::: Given data

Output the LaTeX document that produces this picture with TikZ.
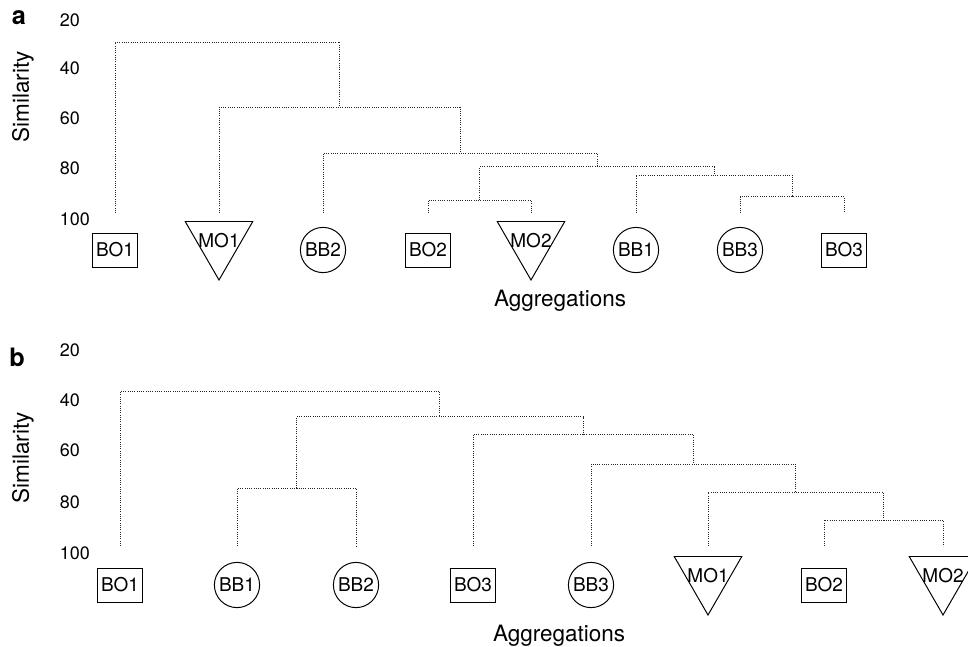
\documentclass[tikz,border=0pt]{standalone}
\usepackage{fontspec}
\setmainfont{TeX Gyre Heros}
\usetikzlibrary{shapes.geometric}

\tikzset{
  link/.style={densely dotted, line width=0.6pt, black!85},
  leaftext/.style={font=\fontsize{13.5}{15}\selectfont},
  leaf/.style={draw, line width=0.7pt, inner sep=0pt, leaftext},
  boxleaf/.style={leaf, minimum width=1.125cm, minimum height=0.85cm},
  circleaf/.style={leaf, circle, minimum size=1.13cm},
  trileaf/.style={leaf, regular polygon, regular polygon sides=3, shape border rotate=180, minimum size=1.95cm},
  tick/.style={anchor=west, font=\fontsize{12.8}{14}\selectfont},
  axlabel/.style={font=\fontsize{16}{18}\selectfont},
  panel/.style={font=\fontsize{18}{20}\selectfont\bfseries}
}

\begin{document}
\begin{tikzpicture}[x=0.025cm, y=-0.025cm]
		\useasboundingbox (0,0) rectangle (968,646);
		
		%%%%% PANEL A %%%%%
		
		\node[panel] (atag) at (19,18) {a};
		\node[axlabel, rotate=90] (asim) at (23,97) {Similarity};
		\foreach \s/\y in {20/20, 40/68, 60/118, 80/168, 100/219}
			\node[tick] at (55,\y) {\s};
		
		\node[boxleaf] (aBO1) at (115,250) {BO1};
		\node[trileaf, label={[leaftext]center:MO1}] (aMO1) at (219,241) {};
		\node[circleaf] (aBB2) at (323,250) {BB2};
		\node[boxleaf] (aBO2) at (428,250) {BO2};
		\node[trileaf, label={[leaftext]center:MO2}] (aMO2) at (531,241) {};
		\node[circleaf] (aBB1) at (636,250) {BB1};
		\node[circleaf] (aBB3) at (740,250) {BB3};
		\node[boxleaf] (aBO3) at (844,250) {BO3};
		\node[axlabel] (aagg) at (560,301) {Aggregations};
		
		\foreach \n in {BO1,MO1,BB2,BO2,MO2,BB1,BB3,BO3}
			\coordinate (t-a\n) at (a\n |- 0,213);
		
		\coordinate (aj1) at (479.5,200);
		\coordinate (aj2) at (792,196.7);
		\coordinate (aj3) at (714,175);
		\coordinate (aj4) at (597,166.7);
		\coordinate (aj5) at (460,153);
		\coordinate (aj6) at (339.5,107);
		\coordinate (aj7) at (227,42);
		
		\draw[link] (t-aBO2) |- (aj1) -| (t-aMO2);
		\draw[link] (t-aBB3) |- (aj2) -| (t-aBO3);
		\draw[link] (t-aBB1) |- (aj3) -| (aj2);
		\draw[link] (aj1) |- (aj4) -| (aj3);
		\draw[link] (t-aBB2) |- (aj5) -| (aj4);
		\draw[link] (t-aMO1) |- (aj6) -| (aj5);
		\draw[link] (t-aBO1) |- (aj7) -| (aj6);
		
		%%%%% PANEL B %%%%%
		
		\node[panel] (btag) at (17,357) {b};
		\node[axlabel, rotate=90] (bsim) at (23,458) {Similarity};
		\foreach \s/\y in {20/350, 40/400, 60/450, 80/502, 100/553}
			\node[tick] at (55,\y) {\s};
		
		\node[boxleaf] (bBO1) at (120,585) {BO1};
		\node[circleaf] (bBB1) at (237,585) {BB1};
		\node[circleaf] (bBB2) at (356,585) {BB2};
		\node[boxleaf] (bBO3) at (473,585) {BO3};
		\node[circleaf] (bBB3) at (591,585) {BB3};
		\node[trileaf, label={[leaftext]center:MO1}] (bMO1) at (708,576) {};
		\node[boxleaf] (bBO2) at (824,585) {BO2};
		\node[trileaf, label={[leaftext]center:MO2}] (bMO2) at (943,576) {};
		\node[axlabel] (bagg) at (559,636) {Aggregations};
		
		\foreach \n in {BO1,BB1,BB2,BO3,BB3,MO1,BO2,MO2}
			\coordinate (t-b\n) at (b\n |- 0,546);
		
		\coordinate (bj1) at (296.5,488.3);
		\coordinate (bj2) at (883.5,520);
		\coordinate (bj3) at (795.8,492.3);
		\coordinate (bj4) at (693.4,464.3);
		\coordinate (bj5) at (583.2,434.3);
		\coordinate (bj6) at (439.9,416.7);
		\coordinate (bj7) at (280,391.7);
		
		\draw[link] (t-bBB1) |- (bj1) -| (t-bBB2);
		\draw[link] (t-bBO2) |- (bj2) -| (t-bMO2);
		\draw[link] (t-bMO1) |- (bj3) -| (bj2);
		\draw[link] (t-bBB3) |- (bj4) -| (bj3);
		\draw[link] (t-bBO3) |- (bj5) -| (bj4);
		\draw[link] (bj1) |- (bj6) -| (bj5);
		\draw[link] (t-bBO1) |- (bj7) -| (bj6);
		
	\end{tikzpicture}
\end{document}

::::::

• **The exercise**:
Give all the lines above again, character for character, without pictures.

• **Response below**:
Output the LaTeX document that produces this picture with TikZ.
\documentclass[tikz,border=0pt]{standalone}
\usepackage{fontspec}
\setmainfont{TeX Gyre Heros}
\usetikzlibrary{shapes.geometric}

\tikzset{
  link/.style={densely dotted, line width=0.6pt, black!85},
  leaftext/.style={font=\fontsize{13.5}{15}\selectfont},
  leaf/.style={draw, line width=0.7pt, inner sep=0pt, leaftext},
  boxleaf/.style={leaf, minimum width=1.125cm, minimum height=0.85cm},
  circleaf/.style={leaf, circle, minimum size=1.13cm},
  trileaf/.style={leaf, regular polygon, regular polygon sides=3, shape border rotate=180, minimum size=1.95cm},
  tick/.style={anchor=west, font=\fontsize{12.8}{14}\selectfont},
  axlabel/.style={font=\fontsize{16}{18}\selectfont},
  panel/.style={font=\fontsize{18}{20}\selectfont\bfseries}
}

\begin{document}
\begin{tikzpicture}[x=0.025cm, y=-0.025cm]
		\useasboundingbox (0,0) rectangle (968,646);
		
		%%%%% PANEL A %%%%%
		
		\node[panel] (atag) at (19,18) {a};
		\node[axlabel, rotate=90] (asim) at (23,97) {Similarity};
		\foreach \s/\y in {20/20, 40/68, 60/118, 80/168, 100/219}
			\node[tick] at (55,\y) {\s};
		
		\node[boxleaf] (aBO1) at (115,250) {BO1};
		\node[trileaf, label={[leaftext]center:MO1}] (aMO1) at (219,241) {};
		\node[circleaf] (aBB2) at (323,250) {BB2};
		\node[boxleaf] (aBO2) at (428,250) {BO2};
		\node[trileaf, label={[leaftext]center:MO2}] (aMO2) at (531,241) {};
		\node[circleaf] (aBB1) at (636,250) {BB1};
		\node[circleaf] (aBB3) at (740,250) {BB3};
		\node[boxleaf] (aBO3) at (844,250) {BO3};
		\node[axlabel] (aagg) at (560,301) {Aggregations};
		
		\foreach \n in {BO1,MO1,BB2,BO2,MO2,BB1,BB3,BO3}
			\coordinate (t-a\n) at (a\n |- 0,213);
		
		\coordinate (aj1) at (479.5,200);
		\coordinate (aj2) at (792,196.7);
		\coordinate (aj3) at (714,175);
		\coordinate (aj4) at (597,166.7);
		\coordinate (aj5) at (460,153);
		\coordinate (aj6) at (339.5,107);
		\coordinate (aj7) at (227,42);
		
		\draw[link] (t-aBO2) |- (aj1) -| (t-aMO2);
		\draw[link] (t-aBB3) |- (aj2) -| (t-aBO3);
		\draw[link] (t-aBB1) |- (aj3) -| (aj2);
		\draw[link] (aj1) |- (aj4) -| (aj3);
		\draw[link] (t-aBB2) |- (aj5) -| (aj4);
		\draw[link] (t-aMO1) |- (aj6) -| (aj5);
		\draw[link] (t-aBO1) |- (aj7) -| (aj6);
		
		%%%%% PANEL B %%%%%
		
		\node[panel] (btag) at (17,357) {b};
		\node[axlabel, rotate=90] (bsim) at (23,458) {Similarity};
		\foreach \s/\y in {20/350, 40/400, 60/450, 80/502, 100/553}
			\node[tick] at (55,\y) {\s};
		
		\node[boxleaf] (bBO1) at (120,585) {BO1};
		\node[circleaf] (bBB1) at (237,585) {BB1};
		\node[circleaf] (bBB2) at (356,585) {BB2};
		\node[boxleaf] (bBO3) at (473,585) {BO3};
		\node[circleaf] (bBB3) at (591,585) {BB3};
		\node[trileaf, label={[leaftext]center:MO1}] (bMO1) at (708,576) {};
		\node[boxleaf] (bBO2) at (824,585) {BO2};
		\node[trileaf, label={[leaftext]center:MO2}] (bMO2) at (943,576) {};
		\node[axlabel] (bagg) at (559,636) {Aggregations};
		
		\foreach \n in {BO1,BB1,BB2,BO3,BB3,MO1,BO2,MO2}
			\coordinate (t-b\n) at (b\n |- 0,546);
		
		\coordinate (bj1) at (296.5,488.3);
		\coordinate (bj2) at (883.5,520);
		\coordinate (bj3) at (795.8,492.3);
		\coordinate (bj4) at (693.4,464.3);
		\coordinate (bj5) at (583.2,434.3);
		\coordinate (bj6) at (439.9,416.7);
		\coordinate (bj7) at (280,391.7);
		
		\draw[link] (t-bBB1) |- (bj1) -| (t-bBB2);
		\draw[link] (t-bBO2) |- (bj2) -| (t-bMO2);
		\draw[link] (t-bMO1) |- (bj3) -| (bj2);
		\draw[link] (t-bBB3) |- (bj4) -| (bj3);
		\draw[link] (t-bBO3) |- (bj5) -| (bj4);
		\draw[link] (bj1) |- (bj6) -| (bj5);
		\draw[link] (t-bBO1) |- (bj7) -| (bj6);
		
	\end{tikzpicture}
\end{document}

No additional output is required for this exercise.